Instructions for the task
Tally up the lines where the string "this" appears; reply with the number only.

Extracted data
§
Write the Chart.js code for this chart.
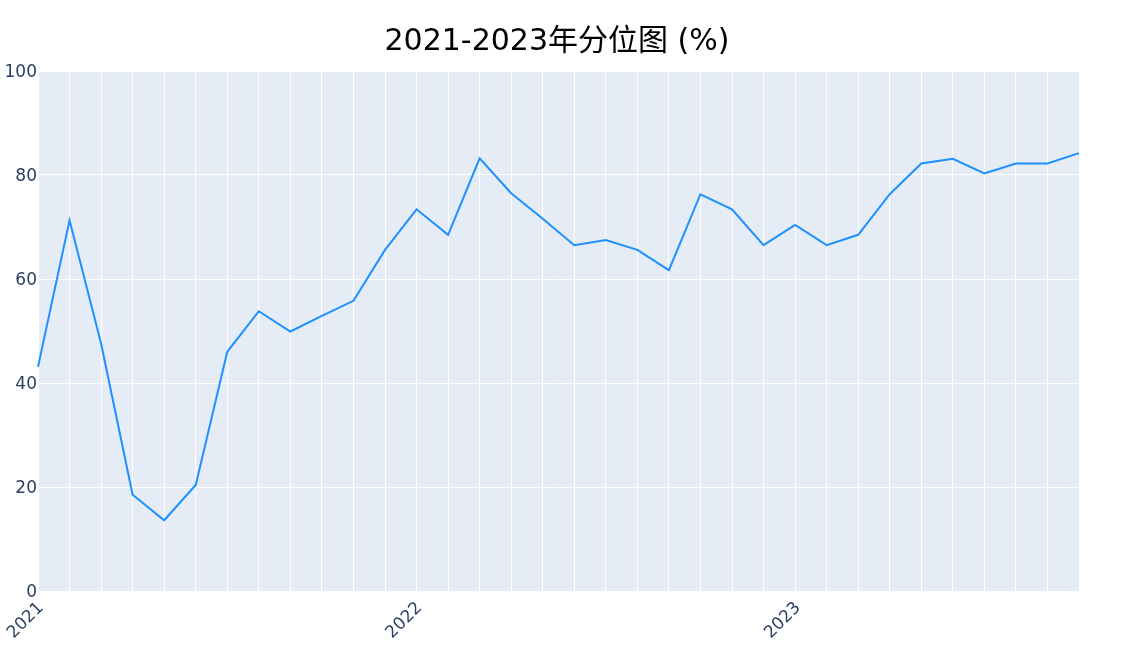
<!DOCTYPE html>
<html>
<head>
<meta charset="utf-8">
<script src="https://cdn.jsdelivr.net/npm/chart.js@4"></script>
<style>
  body { margin: 0; background: #fff; }
  #wrap { width: 1138px; height: 664px; }
</style>
</head>
<body>
<div id="wrap"><canvas id="quantileChart" width="1138" height="664"></canvas></div>
<script>
const months = [
    '2021-01', '2021-02', '2021-03', '2021-04', '2021-05', '2021-06',
    '2021-07', '2021-08', '2021-09', '2021-10', '2021-11', '2021-12',
    '2022-01', '2022-02', '2022-03', '2022-04', '2022-05', '2022-06',
    '2022-07', '2022-08', '2022-09', '2022-10', '2022-11', '2022-12',
    '2023-01', '2023-02', '2023-03', '2023-04', '2023-05', '2023-06',
    '2023-07', '2023-08', '2023-09', '2023-10'
];
const percentile = [
    43.1, 71.3, 47.6, 18.5, 13.6, 20.4, 46.0, 53.8, 49.9, 52.9, 55.8, 65.6,
    73.4, 68.5, 83.2, 76.5, 71.6, 66.5, 67.5, 65.6, 61.7, 76.3, 73.4, 66.5,
    70.4, 66.5, 68.5, 76.3, 82.2, 83.1, 80.3, 82.2, 82.2, 84.2
];
const yTicks = [0, 20, 40, 60, 80, 100];
const chartTitle = '2021-2023年分位图 (%)';

const tickFont = '"DejaVu Sans", "Noto Sans CJK SC", sans-serif';
const tickColor = '#2a3f5f';

// plot background like plotly
const plotBg = {
    id: 'plotBg',
    beforeDraw(chart) {
        const { ctx, chartArea } = chart;
        ctx.save();
        ctx.fillStyle = '#E5ECF6';
        ctx.fillRect(chartArea.left, chartArea.top, chartArea.width, chartArea.height);
        ctx.restore();
    }
};

// title centred a bit right of the plot centre, as in the original
const titleText = {
    id: 'titleText',
    afterDraw(chart) {
        const c = chart.ctx;
        c.save();
        c.font = '30px ' + tickFont;
        c.fillStyle = '#000';
        c.textAlign = 'center';
        c.textBaseline = 'alphabetic';
        c.fillText(chartTitle, 557, 50);
        c.restore();
    }
};

const ctx = document.getElementById('quantileChart').getContext('2d');
new Chart(ctx, {
    type: 'line',
    data: {
        labels: months,
        datasets: [{
            label: '分位',
            data: percentile,
            borderColor: '#1E90FF',
            borderWidth: 2,
            pointRadius: 0,
            tension: 0
        }]
    },
    options: {
        responsive: false,
        animation: false,
        layout: { padding: { left: 0, right: 59, top: 71, bottom: 0 } },
        plugins: {
            legend: { display: false },
            tooltip: { enabled: false },
            title: { display: false }
        },
        scales: {
            x: {
                offset: false,
                border: { display: false },
                grid: { color: '#ffffff', lineWidth: 1, drawTicks: false },
                ticks: {
                    autoSkip: false,
                    maxRotation: 45,
                    minRotation: 45,
                    padding: 7,
                    labelOffset: 3,
                    color: tickColor,
                    font: { family: tickFont, size: 17 },
                    callback: function(value, index) {
                        const m = months[index];
                        return m.endsWith('-01') ? m.slice(0, 4) : '';
                    }
                },
                afterFit: function(scale) { scale.height = 73; }
            },
            y: {
                min: 0,
                max: 100,
                border: { display: false },
                grid: { color: '#ffffff', lineWidth: 1, drawTicks: false },
                afterBuildTicks: function(scale) {
                    scale.ticks = yTicks.map(v => ({ value: v }));
                },
                ticks: {
                    padding: 1,
                    labelOffset: 2,
                    color: tickColor,
                    font: { family: tickFont, size: 17 }
                },
                afterFit: function(scale) { scale.width = 38; }
            }
        }
    },
    plugins: [plotBg, titleText]
});
</script>
</body>
</html>
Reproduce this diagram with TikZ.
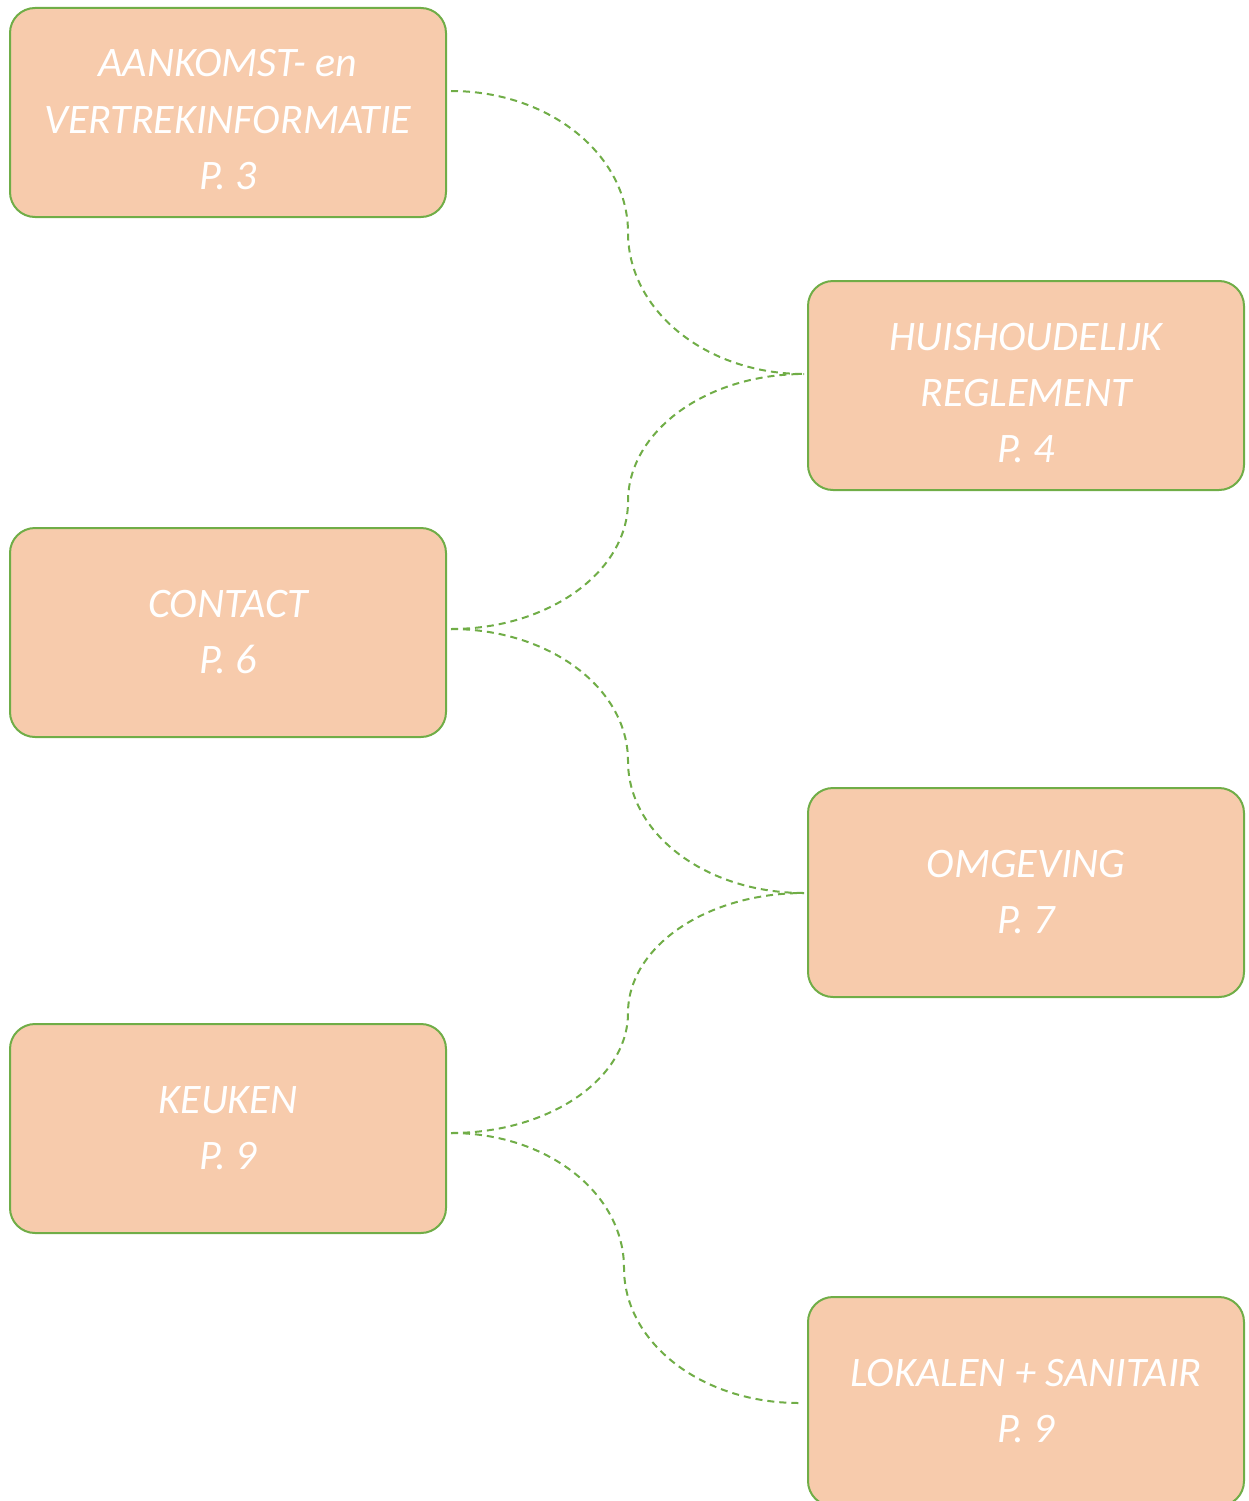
§
In response
2